### Task directions:
Locate every line in the material below that has the word "this". Copy each of those lines.

---

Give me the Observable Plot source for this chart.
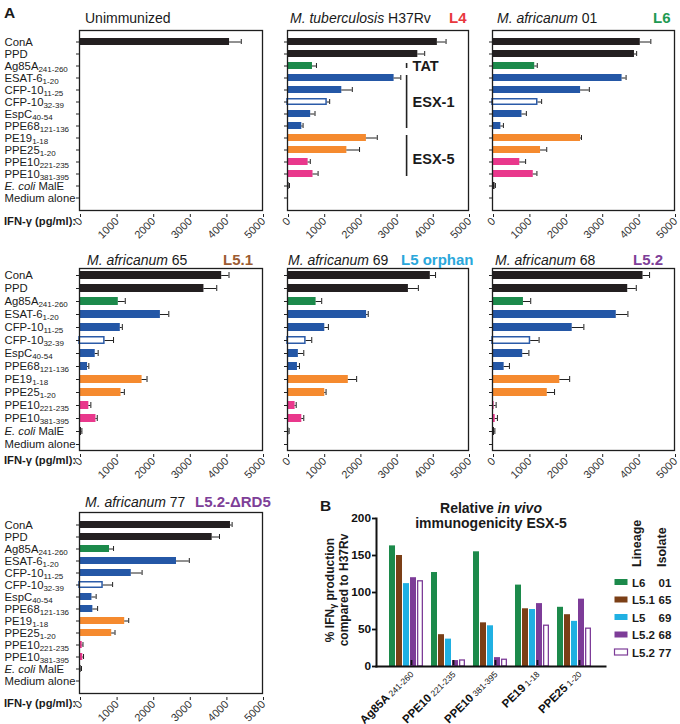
<!DOCTYPE html>
<html><head><meta charset="utf-8">
<script src="https://cdn.jsdelivr.net/npm/d3@7"></script>
<script src="https://cdn.jsdelivr.net/npm/@observablehq/plot@0.6"></script>
<style>
body{margin:0;background:#fff;}
#root{position:relative;width:680px;height:724px;overflow:hidden;background:#fff;font-family:"Liberation Sans",Arial,Helvetica,sans-serif;}
</style></head><body><div id="root"></div>
<script>
// ---------------- DATA ----------------
const antigenNames = ["ConA","PPD","Ag85A","ESAT-6","CFP-10","CFP-10","EspC","PPE68","PE19","PPE25","PPE10","PPE10","*E. coli* MalE","Medium alone"];
const antigenSubs  = ["","","241-260","1-20","11-25","32-39","40-54","121-136","1-18","1-20","221-235","381-395","",""];
const antigenClass = ["control","control","TAT","ESX-1","ESX-1","ESX-1 open","ESX-1","ESX-1","ESX-5 PE/PPE","ESX-5 PE/PPE","ESX-5 PPE10","ESX-5 PPE10","negative","negative"];
const classNames  = ["control","TAT","ESX-1","ESX-1 open","ESX-5 PE/PPE","ESX-5 PPE10","negative"];
const classColors = ["#231f20","#1c8a4b","#2457a6","#ffffff","#f58a2f","#e9388c","#231f20"];
const xTicks = [0,1000,2000,3000,4000,5000];

const unimmunizedMean = [4100,15,12,12,12,12,12,12,12,12,12,12,15,10];
const unimmunizedErr  = [320,0,0,0,0,0,0,0,0,0,0,0,0,0];
const h37rvMean = [4140,3600,690,2945,1500,1100,640,395,2180,1640,570,705,45,20];
const h37rvErr  = [240,190,110,185,290,65,120,35,300,350,60,140,10,0];
const af01Mean = [4060,3900,1160,3560,2420,1250,810,230,2420,1320,750,1120,70,25];
const af01Err  = [290,60,70,110,240,100,120,70,25,170,160,100,10,0];
const af65Mean = [3885,3400,1060,2210,1115,700,430,220,1710,1135,255,450,55,15];
const af65Err  = [200,350,190,230,55,230,80,35,135,90,55,35,10,0];
const af69Mean = [3945,3340,790,2185,1030,515,300,275,1680,1030,210,395,35,15];
const af69Err  = [145,275,155,45,100,155,150,55,230,35,30,55,10,0];
const af68Mean = [4135,3715,850,3400,2190,1050,830,320,1850,1505,45,75,55,15];
const af68Err  = [180,235,200,320,320,230,170,145,270,200,55,60,10,0];
const af77Mean = [4125,3625,820,2650,1415,650,340,365,1235,880,75,90,45,15];
const af77Err  = [45,200,110,350,295,255,115,130,110,90,20,20,10,0];

const bracketLabels = ["TAT","ESX-1","ESX-5"];
const bracketFrom = [2,3,8];
const bracketTo   = [2,7,11];
const bracketAt   = [2,5,10];
const bracketValue = 3290;

// Panel B
const bGroupNames = ["Ag85A","PPE10","PPE10","PE19","PPE25"];
const bGroupSubs  = ["241-260","221-235","381-395","1-18","1-20"];
const seriesLineage = ["L6","L5.1","L5","L5.2","L5.2"];
const seriesIsolate = ["01","65","69","68","77"];
const seriesColors  = ["#1c8a4b","#7b3f16","#20b0e2","#7d3c98","#ffffff"];
const pctL6_01   = [163,127,155,110,80];
const pctL51_65  = [150,43,59,78,70];
const pctL5_69   = [112,37,55,77,61];
const pctL52_68  = [120,8,12,85,91];
const pctL52_77  = [116,9,10,56,52];
const bValues = [pctL6_01,pctL51_65,pctL5_69,pctL52_68,pctL52_77];
const bYTicks = [0,50,100,150,200];
const referenceLevel = 100;

// ---------------- LAYOUT ----------------
const FONT = "'Liberation Sans', Arial, Helvetica, sans-serif";
const cols = [{left:79,right:262},{left:287,right:468},{left:492,right:674}];
const rows = [{top:30,bottom:210,base:23,ifn:225},{top:268,bottom:450,base:264.5,ifn:464},{top:512,bottom:693,base:507,ifn:707}];
const panels = [
  {title:[["Unimmunized",0]], tag:"", tagColor:"#000", mean:unimmunizedMean, err:unimmunizedErr, c:0, r:0, tx:85, tagX:0},
  {title:[["M. tuberculosis",1],[" H37Rv",0]], tag:"L4", tagColor:"#e8383d", mean:h37rvMean, err:h37rvErr, c:1, r:0, tx:290, tagX:449, brackets:true},
  {title:[["M. africanum",1],[" 01",0]], tag:"L6", tagColor:"#1e9a52", mean:af01Mean, err:af01Err, c:2, r:0, tx:497, tagX:653},
  {title:[["M. africanum",1],[" 65",0]], tag:"L5.1", tagColor:"#9c5c33", mean:af65Mean, err:af65Err, c:0, r:1, tx:87, tagX:223},
  {title:[["M. africanum",1],[" 69",0]], tag:"L5 orphan", tagColor:"#2aa7db", mean:af69Mean, err:af69Err, c:1, r:1, tx:288, tagX:401},
  {title:[["M. africanum",1],[" 68",0]], tag:"L5.2", tagColor:"#7e3f98", mean:af68Mean, err:af68Err, c:2, r:1, tx:495, tagX:633},
  {title:[["M. africanum",1],[" 77",0]], tag:"L5.2-ΔRD5", tagColor:"#7e3f98", mean:af77Mean, err:af77Err, c:0, r:2, tx:85, tagX:195},
];

const root = document.getElementById("root");
const keyOf = i => antigenNames[i] + "#" + antigenSubs[i];
const labelOf = i => antigenNames[i] + (antigenSubs[i] ? "|" + antigenSubs[i] : "");

function rich(svg, o) {
  d3.select(svg).selectAll("text").each(function() {
    const t = this.textContent;
    if (!t.includes("|") && !t.includes("*")) return;
    const el = d3.select(this);
    el.text(null);
    const [main, sub] = t.split("|");
    main.split("*").forEach((p, i) => { if (p) el.append("tspan").attr("font-style", i % 2 ? "italic" : null).text(p); });
    if (sub) el.append("tspan").attr("font-size", o.subSize).attr("font-weight", o.subWeight || null).attr("dy", o.subDy).text((o.sep || "") + sub);
  });
}
function place(svg, left, top) {
  svg.style.position = "absolute";
  svg.style.left = left + "px";
  svg.style.top = top + "px";
  root.appendChild(svg);
}

// ---------------- PANEL A ----------------
panels.forEach(p => {
  const C = cols[p.c], R = rows[p.r];
  const data = antigenNames.map((n, i) => ({key: keyOf(i), label: labelOf(i), cls: antigenClass[i], v: p.mean[i], e: p.err[i]}));
  const showLabels = p.c === 0;
  const svgLeft = showLabels ? 0 : C.left - 10;
  const marginLeft = C.left - svgLeft, marginRight = 6, marginTop = 3, marginBottom = 34;
  const width = C.right - svgLeft + marginRight;
  const height = marginTop + (R.bottom - R.top) + marginBottom;
  const withErr = data.filter(d => d.e > 0);
  const marks = [
    Plot.barX(data.filter(d => d.cls !== "ESX-1 open"), {x: "v", y: "key", fill: "cls"}),
    Plot.barX(data.filter(d => d.cls === "ESX-1 open"), {x: "v", y: "key", fill: "white", stroke: "#2b5ba8", strokeWidth: 1.5, insetTop: 0.75, insetBottom: 0.75, insetRight: 0.75}),
    Plot.ruleY(withErr, {y: "key", x1: "v", x2: d => d.v + d.e, stroke: "#222", strokeWidth: 1}),
    Plot.tickX(withErr, {y: "key", x: d => d.v + d.e, stroke: "#222", strokeWidth: 1, insetTop: 1, insetBottom: 1}),
    Plot.frame({stroke: "#1e1e1e", strokeWidth: 1.3}),
    Plot.axisY({tickSize: 3, tickFormat: () => "", label: null, stroke: "#222"}),
    Plot.axisX({ticks: xTicks, tickFormat: d => String(d), label: null, tickSize: 3, tickRotate: -45, fontSize: 11, tickPadding: 2, dx: 1, dy: 4, stroke: "#222"}),
  ];
  if (showLabels) {
    marks.push(Plot.text(data, {y: "key", text: "label", frameAnchor: "left", textAnchor: "start", dx: 4 - marginLeft, fontSize: 11.3, fill: "#1a1a1a"}));
  }
  if (p.brackets) {
    const br = bracketLabels.map((l, i) => ({label: l, y1: keyOf(bracketFrom[i]), y2: keyOf(bracketTo[i]), at: keyOf(bracketAt[i])}));
    marks.push(Plot.ruleX(br, {x: () => bracketValue, y1: "y1", y2: "y2", stroke: "#222", strokeWidth: 1.6, insetTop: 1, insetBottom: 1}));
    marks.push(Plot.text(br.slice(0, 2), {x: () => bracketValue, y: "at", text: "label", textAnchor: "start", dx: 6, fontSize: 14.5, fontWeight: "bold", fill: "#1a1a1a"}));
    marks.push(Plot.text(br.slice(2), {x: () => bracketValue, y: "at", text: "label", textAnchor: "start", dx: 6, dy: -3, fontSize: 14.5, fontWeight: "bold", fill: "#1a1a1a"}));
  }
  const svg = Plot.plot({
    width, height, marginLeft, marginRight, marginTop, marginBottom,
    style: {fontFamily: FONT, fontSize: "11px", color: "#333", background: "transparent", overflow: "visible"},
    x: {domain: [0, 5000]},
    y: {type: "band", domain: antigenNames.map((n, i) => keyOf(i)), paddingInner: 0.4, paddingOuter: 0.2},
    color: {domain: classNames, range: classColors},
    marks
  });
  rich(svg, {subSize: 8, subDy: 2.2});
  place(svg, svgLeft, R.top - marginTop);
});

// ---------------- PANEL B ----------------
(function() {
  const bRows = [], domain = [];
  bGroupNames.forEach((g, gi) => {
    seriesLineage.forEach((s, si) => {
      const key = gi + ":" + si;
      domain.push(key);
      bRows.push({key, series: si + "", v: bValues[si][gi]});
    });
    if (gi < bGroupNames.length - 1) domain.push("gap" + gi);
  });
  const centerKeys = bGroupNames.map((g, gi) => gi + ":2");
  const axisLeft = 376, axisRight = 605, yTop = 518, yBottom = 666;
  const marginLeft = 30, marginRight = 5, marginTop = 5, marginBottom = 55;
  const svgLeft = axisLeft - marginLeft, svgTop = yTop - marginTop;
  const svg = Plot.plot({
    width: marginLeft + (axisRight - axisLeft) + marginRight,
    height: marginTop + (yBottom - yTop) + marginBottom,
    marginLeft, marginRight, marginTop, marginBottom,
    style: {fontFamily: FONT, fontSize: "12px", color: "#111", background: "transparent", overflow: "visible"},
    x: {type: "band", domain, paddingInner: 0.1, paddingOuter: 1.07},
    y: {domain: [0, 200]},
    color: {domain: seriesLineage.map((s, i) => i + ""), range: seriesColors},
    marks: [
      Plot.ruleY([referenceLevel], {x1: () => "gap0", stroke: "#333", strokeWidth: 1.6, strokeDasharray: "1.2,3.2"}),
      Plot.barY(bRows.filter(d => d.series !== "4"), {x: "key", y: "v", fill: "series"}),
      Plot.barY(bRows.filter(d => d.series === "4"), {x: "key", y: "v", fill: "white", stroke: "#7d3c98", strokeWidth: 1.3, insetLeft: 0.65, insetRight: 0.65, insetTop: 0.65}),
      Plot.frame({anchor: "left", stroke: "#111", strokeWidth: 2}),
      Plot.frame({anchor: "bottom", stroke: "#111", strokeWidth: 2}),
      Plot.axisY({ticks: bYTicks, label: null, tickSize: 4, tickPadding: 1.5, fontWeight: "bold", fontSize: 11.8, strokeWidth: 1.8}),
      Plot.axisX({ticks: centerKeys, label: null, tickSize: 5, tickRotate: -45, strokeWidth: 1.8, fontWeight: "bold", fontSize: 11.5, dx: 5, dy: -6,
        tickFormat: k => { const gi = +k.split(":")[0]; return bGroupNames[gi] + "|" + bGroupSubs[gi]; }})
    ]
  });
  rich(svg, {subSize: 8.5, subDy: 0, subWeight: "normal", sep: " "});
  place(svg, svgLeft, svgTop);
})();

// ---------------- OVERLAY TEXT ----------------
const ov = d3.select(root).append("svg").attr("width", 680).attr("height", 724)
  .style("position", "absolute").style("left", 0).style("top", 0).style("pointer-events", "none")
  .attr("font-family", FONT).attr("fill", "#1a1a1a");

ov.append("text").attr("x", 4).attr("y", 18).attr("font-size", 15.5).attr("font-weight", "bold").text("A");
ov.append("text").attr("x", 320).attr("y", 511).attr("font-size", 15.5).attr("font-weight", "bold").text("B");

panels.forEach(p => {
  const R = rows[p.r];
  const t = ov.append("text").attr("x", p.tx).attr("y", R.base).attr("font-size", 14);
  p.title.forEach(([s, it]) => t.append("tspan").attr("font-style", it ? "italic" : null).text(s));
  if (p.tag) ov.append("text").attr("x", p.tagX).attr("y", R.base).attr("font-size", 15).attr("font-weight", "bold").attr("fill", p.tagColor).text(p.tag);
});
rows.forEach(R => {
  ov.append("text").attr("x", 4).attr("y", R.ifn).attr("font-size", 11.2).attr("font-weight", "bold").text("IFN-γ (pg/ml):");
});

// Panel B title
const bt = ov.append("text").attr("x", 491).attr("y", 513).attr("font-size", 14).attr("font-weight", "bold").attr("text-anchor", "middle");
bt.append("tspan").text("Relative ");
bt.append("tspan").attr("font-style", "italic").text("in vivo");
ov.append("text").attr("x", 491).attr("y", 528).attr("font-size", 14).attr("font-weight", "bold").attr("text-anchor", "middle").text("immunogenicity ESX-5");

// Panel B y label
const yl1 = ov.append("text").attr("transform", "translate(334,590) rotate(-90)").attr("text-anchor", "middle").attr("font-size", 12).attr("font-weight", "bold");
yl1.append("tspan").text("% IFN");
yl1.append("tspan").attr("font-size", 9).attr("dy", 1.5).text("γ");
yl1.append("tspan").attr("dy", -1.5).text(" production");
ov.append("text").attr("transform", "translate(348,590) rotate(-90)").attr("text-anchor", "middle").attr("font-size", 12).attr("font-weight", "bold").text("compared to H37Rv");

// Legend
ov.append("text").attr("transform", "translate(641,567) rotate(-90)").attr("font-size", 12.5).attr("font-weight", "bold").text("Lineage");
ov.append("text").attr("transform", "translate(666,567) rotate(-90)").attr("font-size", 12.5).attr("font-weight", "bold").text("Isolate");
seriesLineage.forEach((s, i) => {
  const cy = 582 + i * 17.5;
  const open = seriesColors[i] === "#ffffff";
  ov.append("rect").attr("x", 614.5).attr("y", cy - 3).attr("width", 13).attr("height", 6)
    .attr("fill", seriesColors[i]).attr("stroke", open ? "#7d3c98" : "none").attr("stroke-width", 1.2);
  ov.append("text").attr("x", 632).attr("y", cy + 4.5).attr("font-size", 11.5).attr("font-weight", "bold").text(s);
  ov.append("text").attr("x", 658.5).attr("y", cy + 4.5).attr("font-size", 11.5).attr("font-weight", "bold").text(seriesIsolate[i]);
});
</script></body></html>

---

### The reply:
Give me the Observable Plot source for this chart.
    const t = this.textContent;
    const el = d3.select(this);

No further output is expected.